§ **JOB**:
In the data below, locate the line containing "Output the web" and the line containing "0.108, 0.050, 0.046];", then retype both and everything between them exactly. Pictures are not part of the copy.

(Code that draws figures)

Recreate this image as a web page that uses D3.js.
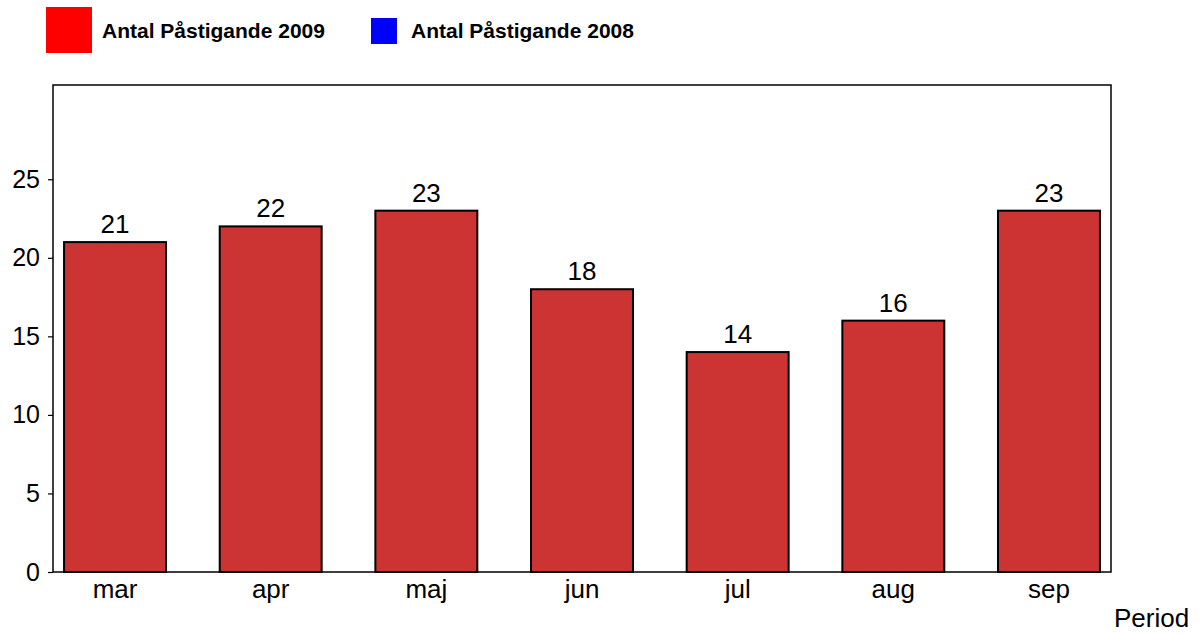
<!DOCTYPE html>
<html><head><meta charset="utf-8">
<script src="https://cdn.jsdelivr.net/npm/d3@7/dist/d3.min.js"></script>
<style>body{margin:0;background:#fff}svg{display:block}text{font-family:"Liberation Sans",Arial,sans-serif}</style>
</head><body>
<script>
const categories = ["mar","apr","maj","jun","jul","aug","sep"];
const values2009 = [21,22,23,18,14,16,23];
const yTicks = [0,5,10,15,20,25];
const legendLabels = ["Antal Påstigande 2009","Antal Påstigande 2008"];
const legendColors = ["#ff0000","#0000ff"];
const xTitle = "Period";

const W=1202,H=634;
const svg=d3.select("body").append("svg").attr("width",W).attr("height",H);
const L=53,T=85,R=1111,B=572;
const x=d3.scaleBand().domain(categories).range([L,R]).paddingInner(0.345).paddingOuter(0.071);
const y=d3.scaleLinear().domain([0,31]).range([B,T]);

// frame
svg.append("rect").attr("x",L).attr("y",T).attr("width",R-L).attr("height",B-T)
  .attr("fill","none").attr("stroke","#000").attr("stroke-width",1.5);

// y axis
const ya=svg.append("g").attr("transform",`translate(${L},0)`)
  .call(d3.axisLeft(y).tickValues(yTicks).tickSize(5).tickSizeOuter(0).tickPadding(8));
ya.select(".domain").remove();
ya.selectAll("line").attr("stroke","#000").attr("stroke-width",1.2);
ya.selectAll("text").attr("font-size",25).attr("fill","#000").style("font-family","Liberation Sans, Arial, sans-serif");

// bars
svg.selectAll(".bar").data(values2009).join("rect")
  .attr("x",(d,i)=>x(categories[i])).attr("y",d=>y(d))
  .attr("width",x.bandwidth()).attr("height",d=>y(0)-y(d))
  .attr("fill","#cc3333").attr("stroke","#000").attr("stroke-width",2);

// value labels
svg.selectAll(".vl").data(values2009).join("text")
  .attr("x",(d,i)=>x(categories[i])+x.bandwidth()/2).attr("y",d=>y(d)-9)
  .attr("text-anchor","middle").attr("font-size",26).text(d=>d);

// x labels
svg.selectAll(".xl").data(categories).join("text")
  .attr("x",d=>x(d)+x.bandwidth()/2).attr("y",598)
  .attr("text-anchor","middle").attr("font-size",26).text(d=>d);

svg.append("text").attr("x",1114).attr("y",627).attr("font-size",26).text(xTitle);

// legend
svg.append("rect").attr("x",46).attr("y",7).attr("width",46).attr("height",46).attr("fill",legendColors[0]);
svg.append("text").attr("x",102).attr("y",38).attr("font-size",21).attr("font-weight","bold").text(legendLabels[0]);
svg.append("rect").attr("x",371).attr("y",18).attr("width",26).attr("height",26).attr("fill",legendColors[1]);
svg.append("text").attr("x",411).attr("y",38).attr("font-size",21).attr("font-weight","bold").text(legendLabels[1]);
</script>
</body></html>
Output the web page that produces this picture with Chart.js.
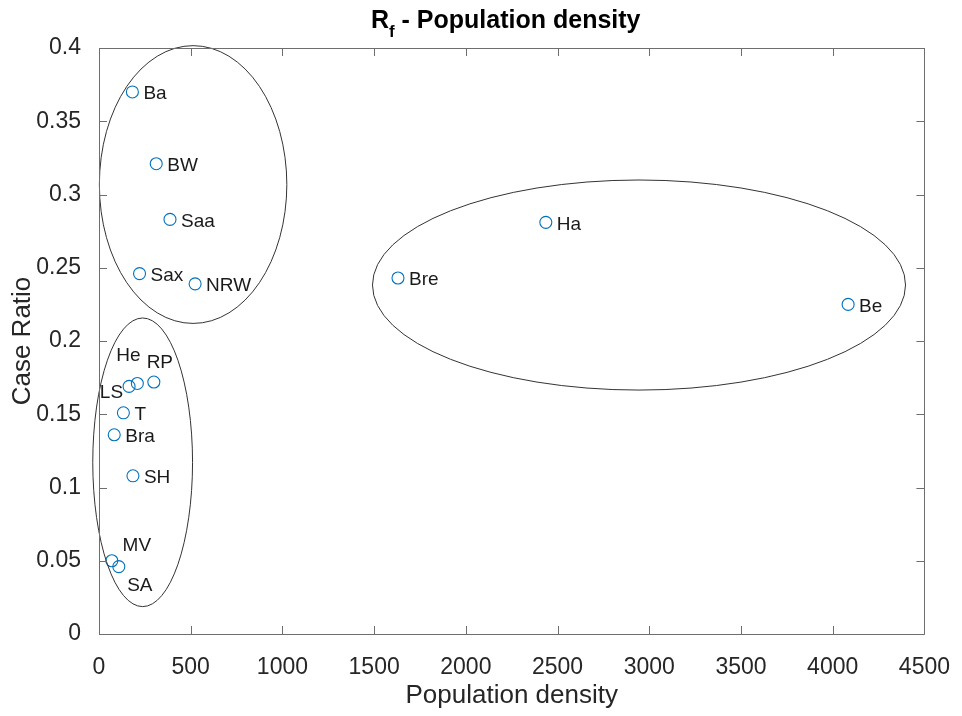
<!DOCTYPE html>
<html>
<head>
<meta charset="utf-8">
<script src="https://cdn.jsdelivr.net/npm/chart.js@4/dist/chart.umd.min.js"></script>
<style>
  html, body { margin: 0; padding: 0; background: #fff; }
  #wrap { width: 962px; height: 716px; }
</style>
</head>
<body>
<div id="wrap"><canvas id="chart" width="962" height="716"></canvas></div>
<script>
// ── Data ─────────────────────────────────────────
const states    = ['Ba', 'BW', 'Saa', 'Sax', 'NRW', 'Ha', 'Bre', 'Be', 'LS', 'He', 'RP', 'T', 'Bra', 'SH', 'MV', 'SA'];
const density   = [182, 312, 387, 221, 524, 2436, 1630, 4084, 164, 209, 299, 133, 83, 185, 70, 108];
const caseRatio = [0.370, 0.321, 0.283, 0.246, 0.239, 0.281, 0.243, 0.225, 0.169, 0.171, 0.172, 0.151, 0.136, 0.108, 0.050, 0.046];

const xTicks      = [0, 500, 1000, 1500, 2000, 2500, 3000, 3500, 4000, 4500];
const yTicks      = [0, 0.05, 0.1, 0.15, 0.2, 0.25, 0.3, 0.35, 0.4];
const yTickLabels = ['0', '0.05', '0.1', '0.15', '0.2', '0.25', '0.3', '0.35', '0.4'];

// cluster ellipses, in data units
const groupCenterX = [513, 238, 2944];
const groupCenterY = [0.3068, 0.1172, 0.2382];
const groupRadiusX = [511, 272, 1453];
const groupRadiusY = [0.0948, 0.0985, 0.0717];

// ── Styles ───────────────────────────────────────
const FONT   = '"Liberation Sans", Arial, Helvetica, sans-serif';
const INK    = '#262626';
const AXIS   = '#6e6e6e';
const MARKER = '#0072BD';

// label placement next to each marker (pixels); default is right of the marker
const labelPlace = {
  LS: { dx: -6,  dy: 6,   align: 'right'  },
  He: { dx: -9,  dy: -28, align: 'center' },
  RP: { dx: 6,   dy: -19, align: 'center' },
  MV: { dx: 25,  dy: -15, align: 'center' },
  SA: { dx: 21,  dy: 19,  align: 'center' },
};

// ── Plugins ──────────────────────────────────────

const groupEllipses = {
  id: 'groupEllipses',
  afterDatasetsDraw(chart) {
    const { ctx, scales: { x, y } } = chart;
    ctx.save();
    ctx.strokeStyle = '#333';
    ctx.lineWidth = 1;
    groupCenterX.forEach((cx, i) => {
      const px = x.getPixelForValue(cx);
      const py = y.getPixelForValue(groupCenterY[i]);
      const rx = Math.abs(x.getPixelForValue(cx + groupRadiusX[i]) - px);
      const ry = Math.abs(y.getPixelForValue(groupCenterY[i] + groupRadiusY[i]) - py);
      ctx.beginPath();
      ctx.ellipse(px, py, rx, ry, 0, 0, Math.PI * 2);
      ctx.stroke();
    });
    ctx.restore();
  },
};

const stateLabels = {
  id: 'stateLabels',
  afterDatasetsDraw(chart) {
    const { ctx } = chart;
    const pts = chart.getDatasetMeta(0).data;
    ctx.save();
    ctx.font = `19px ${FONT}`;
    ctx.fillStyle = '#1a1a1a';
    ctx.textBaseline = 'middle';
    states.forEach((name, i) => {
      const p = labelPlace[name] || { dx: 11, dy: 2, align: 'left' };
      ctx.textAlign = p.align;
      ctx.fillText(name, pts[i].x + p.dx, pts[i].y + p.dy);
    });
    ctx.restore();
  },
};

// MATLAB-like box with inward ticks on all four sides
const matlabBox = {
  id: 'matlabBox',
  afterDraw(chart) {
    const { ctx, chartArea: a, scales: { x, y } } = chart;
    const len = 8;
    ctx.save();
    ctx.strokeStyle = AXIS;
    ctx.lineWidth = 1;
    ctx.beginPath();
    ctx.rect(Math.round(a.left) + 0.5, Math.round(a.top) + 0.5,
             Math.round(a.right - a.left), Math.round(a.bottom - a.top));
    xTicks.forEach((v) => {
      const px = Math.round(x.getPixelForValue(v)) + 0.5;
      ctx.moveTo(px, a.bottom); ctx.lineTo(px, a.bottom - len);
      ctx.moveTo(px, a.top);    ctx.lineTo(px, a.top + len);
    });
    yTicks.forEach((v) => {
      const py = Math.round(y.getPixelForValue(v)) + 0.5;
      ctx.moveTo(a.left, py);  ctx.lineTo(a.left + len, py);
      ctx.moveTo(a.right, py); ctx.lineTo(a.right - len, py);
    });
    ctx.stroke();
    ctx.restore();
  },
};

// title with subscript f: "R_f - Population density"
const subTitle = {
  id: 'subTitle',
  afterDraw(chart) {
    const { ctx, chartArea: a } = chart;
    const big = `bold 25px ${FONT}`;
    const small = `bold 17px ${FONT}`;
    const rest = ' - Population density';
    ctx.save();
    ctx.fillStyle = '#000';
    ctx.textBaseline = 'alphabetic';
    ctx.textAlign = 'left';
    ctx.font = big;
    const wR = ctx.measureText('R').width;
    const wRest = ctx.measureText(rest).width;
    ctx.font = small;
    const wF = ctx.measureText('f').width;
    const total = wR + wF + wRest;
    let cx = (a.left + a.right) / 2 - total / 2 - 6;
    const base = 28;
    ctx.font = big;   ctx.fillText('R', cx, base);  cx += wR;
    ctx.font = small; ctx.fillText('f', cx, base + 9); cx += wF;
    ctx.font = big;   ctx.fillText(rest, cx, base);
    ctx.restore();
  },
};

// ── Chart ────────────────────────────────────────

new Chart(document.getElementById('chart'), {
  type: 'scatter',
  data: {
    datasets: [{
      data: density.map((d, i) => ({ x: d, y: caseRatio[i] })),
      borderColor: MARKER,
      backgroundColor: 'rgba(0,0,0,0)',
      pointRadius: 6,
      pointHoverRadius: 6,
      pointBorderWidth: 1.1,
      showLine: false,
    }],
  },
  options: {
    responsive: false,
    animation: false,
    events: [],
    layout: { padding: { top: 48, right: 30, bottom: 0, left: 0 } },
    plugins: { legend: { display: false }, tooltip: { enabled: false }, title: { display: false } },
    scales: {
      x: {
        type: 'linear', min: 0, max: 4500,
        afterBuildTicks: (s) => { s.ticks = xTicks.map((v) => ({ value: v })); },
        afterFit: (s) => { s.height = 82; },
        grid: { display: false },
        border: { display: false },
        ticks: {
          autoSkip: false, maxRotation: 0, padding: 12,
          color: INK, font: { family: FONT, size: 23 },
          callback: (v) => String(v),
        },
        title: {
          display: true, text: 'Population density', color: INK,
          font: { family: FONT, size: 26 }, padding: { top: 0, bottom: 5 },
        },
      },
      y: {
        type: 'linear', min: 0, max: 0.4,
        afterBuildTicks: (s) => { s.ticks = yTicks.map((v) => ({ value: v })); },
        afterFit: (s) => { s.width = 99; },
        grid: { display: false },
        border: { display: false },
        ticks: {
          autoSkip: false, padding: 10,
          color: INK, font: { family: FONT, size: 23 },
          callback: (v) => yTickLabels[yTicks.indexOf(v)],
        },
        title: {
          display: true, text: 'Case Ratio', color: INK,
          font: { family: FONT, size: 26 }, padding: { top: 7, bottom: 0 },
        },
      },
    },
  },
  plugins: [groupEllipses, stateLabels, matlabBox, subTitle],
});
</script>
</body>
</html>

§ **RESPONSE FOR THIS EXERCISE**:
Output the web page that produces this picture with Chart.js.
<!DOCTYPE html>
<html>
<head>
<meta charset="utf-8">
<script src="https://cdn.jsdelivr.net/npm/chart.js@4/dist/chart.umd.min.js"></script>
<style>
  html, body { margin: 0; padding: 0; background: #fff; }
  #wrap { width: 962px; height: 716px; }
</style>
</head>
<body>
<div id="wrap"><canvas id="chart" width="962" height="716"></canvas></div>
<script>
// ── Data ─────────────────────────────────────────
const states    = ['Ba', 'BW', 'Saa', 'Sax', 'NRW', 'Ha', 'Bre', 'Be', 'LS', 'He', 'RP', 'T', 'Bra', 'SH', 'MV', 'SA'];
const density   = [182, 312, 387, 221, 524, 2436, 1630, 4084, 164, 209, 299, 133, 83, 185, 70, 108];
const caseRatio = [0.370, 0.321, 0.283, 0.246, 0.239, 0.281, 0.243, 0.225, 0.169, 0.171, 0.172, 0.151, 0.136, 0.108, 0.050, 0.046];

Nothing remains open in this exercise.